Back in high school, there were always a few classmates who seemed to find schoolwork effortless. They were able to easily achieve the top grades while the rest of the class struggled. As finals week rolled around, these students often found themselves inundated with requests for study help. Some would come from friends, but many came from complete strangers who would suddenly try to buddy up with the smart kids in an effort to curry their favor.
Typically, the smart students would react to these requests in one of two ways:
- The requests that came from friends — people the students socialized with outside of class — were met with assurances of help.
- The requests that came from strangers were often dismissed.
Why the disparity?
No one likes being taken advantage of. While it may have been just as easy to offer study help to members of either group, the smart students didn’t like people suddenly trying to be their friend, only to be ‘dumped’ once the other person passed an exam. It wasn’t that they didn’t want to help. They just preferred to help genuine friends they could trust to actually care about them.

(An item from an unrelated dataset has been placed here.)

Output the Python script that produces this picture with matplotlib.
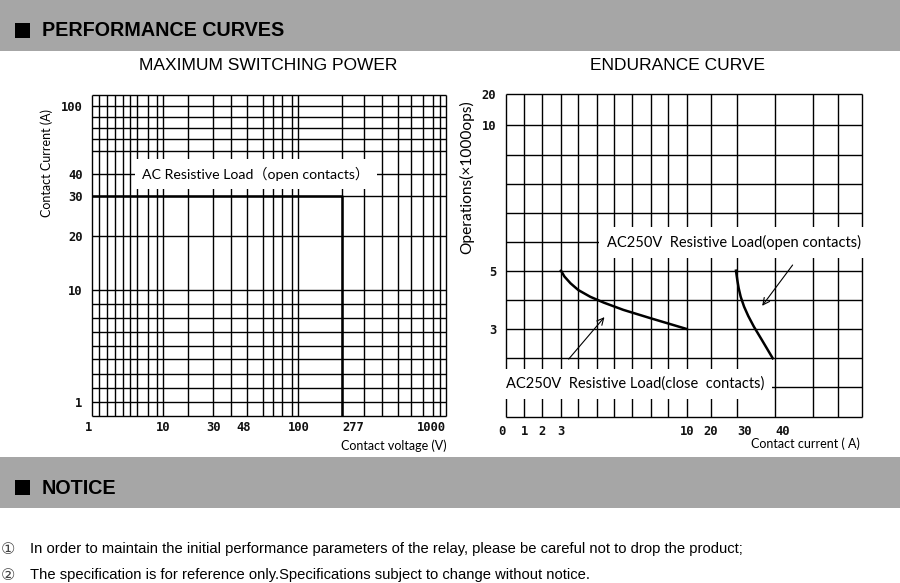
import numpy as np
import matplotlib
matplotlib.use("Agg")
import matplotlib.pyplot as plt
from matplotlib.patches import Rectangle

W, H = 900, 583

# ---- maximum switching power (left) ----
volt_grid = [1, 2, 3, 4, 5, 6, 7, 8, 9, 10, 20, 30, 40, 50, 60, 70, 80, 90, 100,
             277, 300, 400, 500, 600, 700, 800, 900, 1000]
curr_grid = [0, 1, 2, 3, 4, 5, 6, 7, 8, 10, 20, 30, 40, 60, 70, 80, 90, 100, 110]
volt_ticks = [1, 10, 30, 48, 100, 277, 1000]
curr_ticks = [1, 10, 20, 30, 40, 100]
power_v = [1, 277, 277]
power_i = [30, 30, 0]

# ---- endurance curve (right) ----
amp_grid = [0, 1, 2, 3, 4, 5, 6, 7, 8, 9, 10, 20, 30, 40, 50, 60, 70]
ops_grid = [0, 1, 2, 3, 4, 5, 6, 7, 8, 9, 10, 20]
amp_ticks = [0, 1, 2, 3, 10, 20, 30, 40]
ops_ticks = [3, 5, 10, 20]
close_a = [3, 3.2, 3.55, 4.0, 4.65, 5.4, 6.5, 8.0, 10]
close_ops = [5.0, 4.8, 4.57, 4.34, 4.11, 3.91, 3.66, 3.37, 3.0]
open_a = [29.5, 30.0, 30.37, 30.9, 31.8, 32.9, 34.4, 36.5, 39.4]
open_ops = [5.0, 4.68, 4.40, 4.11, 3.77, 3.45, 3.08, 2.63, 2.0]

# where the hand drawn grid lines sit on the sheet (pixels)
volt_px = [92.3, 99, 106.7, 115, 123.3, 130, 137.3, 147.7, 156.7, 162.7, 187.7, 213.3,
           231, 247.3, 263.3, 272.7, 282.3, 291.7, 298.3, 342.3, 364.3, 381.7, 397.7,
           411, 422.7, 433.3, 440, 446]
curr_px = [415.7, 401.7, 387.7, 374, 359.3, 345.7, 331.7, 318.3, 304.3, 290, 235.7,
           195.7, 174, 150.7, 139.3, 128.3, 116.7, 105.7, 95]
amp_px = [506, 524.3, 542.3, 561, 578.3, 596.7, 614.3, 632.3, 650.7, 668.3, 686.7,
          711, 737.3, 775, 813.3, 838.3, 862.3]
ops_px = [416.7, 386.7, 358.3, 329, 300, 270.7, 242.3, 213.3, 184, 155, 125, 94.3]

BAND = '#a6a6a6'
LBL = ['Lato', 'Noto Sans CJK SC', 'DejaVu Sans']
NUM = 'DejaVu Sans Mono'


def grid_axes(fig, xv, xp, yv, yp):
    ax = fig.add_axes([xp[0] / W, 1 - yp[0] / H, (xp[-1] - xp[0]) / W, (yp[0] - yp[-1]) / H])
    xv, xp, yv, yp = map(np.asarray, (xv, xp, yv, yp))
    ax.set_xscale('function', functions=(lambda v: np.interp(v, xv, xp),
                                         lambda p: np.interp(p, xp, xv)))
    ax.set_yscale('function', functions=(lambda v: -np.interp(v, yv, yp),
                                         lambda p: np.interp(-p, yp[::-1], yv[::-1])))
    ax.set_xlim(xv[0], xv[-1])
    ax.set_ylim(yv[0], yv[-1])
    ax.vlines(xv, yv[0], yv[-1], color='black', lw=1.0, zorder=1, clip_on=False)
    ax.hlines(yv, xv[0], xv[-1], color='black', lw=1.0, zorder=1, clip_on=False)
    for s in ax.spines.values():
        s.set_visible(False)
    ax.set_facecolor('none')
    return ax


def ticks(ax, xt, yt, xpad, ypad):
    ax.set_xticks(xt, [str(t) for t in xt])
    ax.set_yticks(yt, [str(t) for t in yt])
    ax.minorticks_off()
    ax.tick_params(length=0, labelsize=8.7, colors='#111111')
    ax.tick_params(axis='x', pad=xpad)
    ax.tick_params(axis='y', pad=ypad)
    for lab in ax.get_xticklabels() + ax.get_yticklabels():
        lab.set_fontfamily(NUM)
        lab.set_fontweight('bold')


fig = plt.figure(figsize=(W / 100, H / 100), dpi=100)

# section bands
for top, title in [(0, 'PERFORMANCE CURVES'), (457, 'NOTICE')]:
    fig.patches.append(Rectangle((0, 1 - (top + 51) / H), 1, 51 / H,
                                 transform=fig.transFigure, fc=BAND, ec='none'))
    fig.patches.append(Rectangle((15 / W, 1 - (top + 38) / H), 15 / W, 15 / H,
                                 transform=fig.transFigure, fc='black', ec='none'))
    fig.text(42 / W, 1 - (top + 31) / H, title, fontsize=14.2, fontweight='bold',
             family='Liberation Sans', va='center', ha='left')

fig.text(268 / W, 1 - 65 / H, 'MAXIMUM SWITCHING POWER', fontsize=12.5,
         family='Liberation Sans', ha='center', va='center')
fig.text(677 / W, 1 - 65 / H, 'ENDURANCE CURVE', fontsize=12.5,
         family='Liberation Sans', ha='center', va='center')

# left chart
ax1 = grid_axes(fig, volt_grid, volt_px, curr_grid, curr_px)
ticks(ax1, volt_ticks, curr_ticks, 4, 7)
labs = ax1.get_xticklabels()
labs[0].set_ha('right')
labs[5].set_ha('left')
labs[6].set_ha('right')
ax1.plot(power_v, power_i, color='black', lw=1.8, zorder=4, clip_on=False,
         solid_capstyle='butt')
ax1.text(7.5, 40, 'AC Resistive Load（open contacts）', fontsize=10.2, family=LBL,
         ha='left', va='center', zorder=3,
         bbox=dict(boxstyle='square,pad=0.55', fc='white', ec='none'))
fig.text(47 / W, 1 - 163 / H, 'Contact Current (A)', rotation=90, fontsize=9,
         family=LBL, ha='center', va='center')
fig.text(447 / W, 1 - 446 / H, 'Contact voltage (V)', fontsize=9, family=LBL,
         ha='right', va='center')

# right chart
ax2 = grid_axes(fig, amp_grid, amp_px, ops_grid, ops_px)
ticks(ax2, amp_ticks, ops_ticks, 6, 7)
labs = ax2.get_xticklabels()
labs[0].set_ha('right')
labs[6].set_ha('left')
labs[7].set_ha('left')
ax2.plot(close_a, close_ops, color='black', lw=1.8, zorder=4)
ax2.plot(open_a, open_ops, color='black', lw=1.8, zorder=4)
ax2.text(5.6, 6, 'AC250V  Resistive Load(open contacts)', fontsize=10.5, family=LBL,
         ha='left', va='center', zorder=3,
         bbox=dict(boxstyle='square,pad=0.55', fc='white', ec='none'))
ax2.text(0, 1.1, 'AC250V  Resistive Load(close  contacts)', fontsize=10.5, family=LBL,
         ha='left', va='center', zorder=3,
         bbox=dict(boxstyle='square,pad=0.55', fc='white', ec='none'))
arrow = dict(arrowstyle='->', lw=0.8, color='black', shrinkA=0, shrinkB=0,
             mutation_scale=12)
ax2.annotate('', xy=(5.44, 3.41), xytext=(3.44, 1.97), arrowprops=arrow, zorder=4)
ax2.annotate('', xy=(36.6, 3.8), xytext=(44.6, 5.2), arrowprops=arrow, zorder=4,
             annotation_clip=False)
fig.text(467 / W, 1 - 177 / H, 'Operations(×1000ops)', rotation=90, fontsize=11.2,
         family=LBL, ha='center', va='center')
fig.text(860 / W, 1 - 444 / H, 'Contact current ( A)', fontsize=9, family=LBL,
         ha='right', va='center')

# notice lines
notes = ['In order to maintain the initial performance parameters of the relay, '
         'please be careful not to drop the product;',
         'The specification is for reference only.Specifications subject to change '
         'without notice.']
for i, (y, txt) in enumerate(zip([549, 575], notes)):
    fig.text(8 / W, 1 - y / H, '①②'[i], fontsize=11.5, family='DejaVu Sans',
             color='#444444', ha='center', va='center')
    fig.text(30 / W, 1 - y / H, txt, fontsize=10.6,
             family='Liberation Sans', ha='left', va='center')

fig.savefig('out.png', dpi=100)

How this relates to networking
People often look for shortcuts to take with networking. They don’t want to go through the trouble of building a relationship with a new connection; they just want to know if the person is going to be interested in doing business together or not and then leave it at that.
The problem with this method is the same problem that many struggling students found when they tried to suddenly befriend the smart kids at the end of the year: No one likes to feel that they’re being taken advantage of.
When you’re on the other side of the relationship, you don’t want to have someone approach you and just immediately start trying to sell you. You’re more interested in doing business with someone you’ve already built a relationship with and you trust to be concerned with your business as well as theirs. If a connection that you’ve gotten to know over the course of several years reaches out and offers you a trial of their new software and invites you to sign up for a newsletter, you’re far more inclined to accept that offer than you would if the same invitation came from someone you just met.
Making this principle work for you
Networking takes effort. There’s no getting around that. Forming these valuable connections, however, has the potential to really grow a business. To help make your networking overtures successful, keep these tips in mind:
- Discuss business, but don’t try to sell after just a meeting or two.
- Keep detailed records of contacts, such as meeting dates/conferences, birthdays, anniversaries, and similar dates. Send cards on applicable days.
- Keep a rotation of connections that you reach out to on a regular basis, such as once every few months to maintain the relationship.
- When making a sales pitch, frame it in a way so the other party sees how it might benefit them as well.
Networking can be instrumental in growing a business. However, taking shortcuts and trying to sell to a new contact you’ve just met will probably have the success rate of trying to get the high school valedictorian you’ve never spoken with to study with you the day before finals. Taking the time to build a relationship can make a world of difference. Keep that in mind when you set out to build your network, and you just might be pleasantly surprised at what networking can do for you.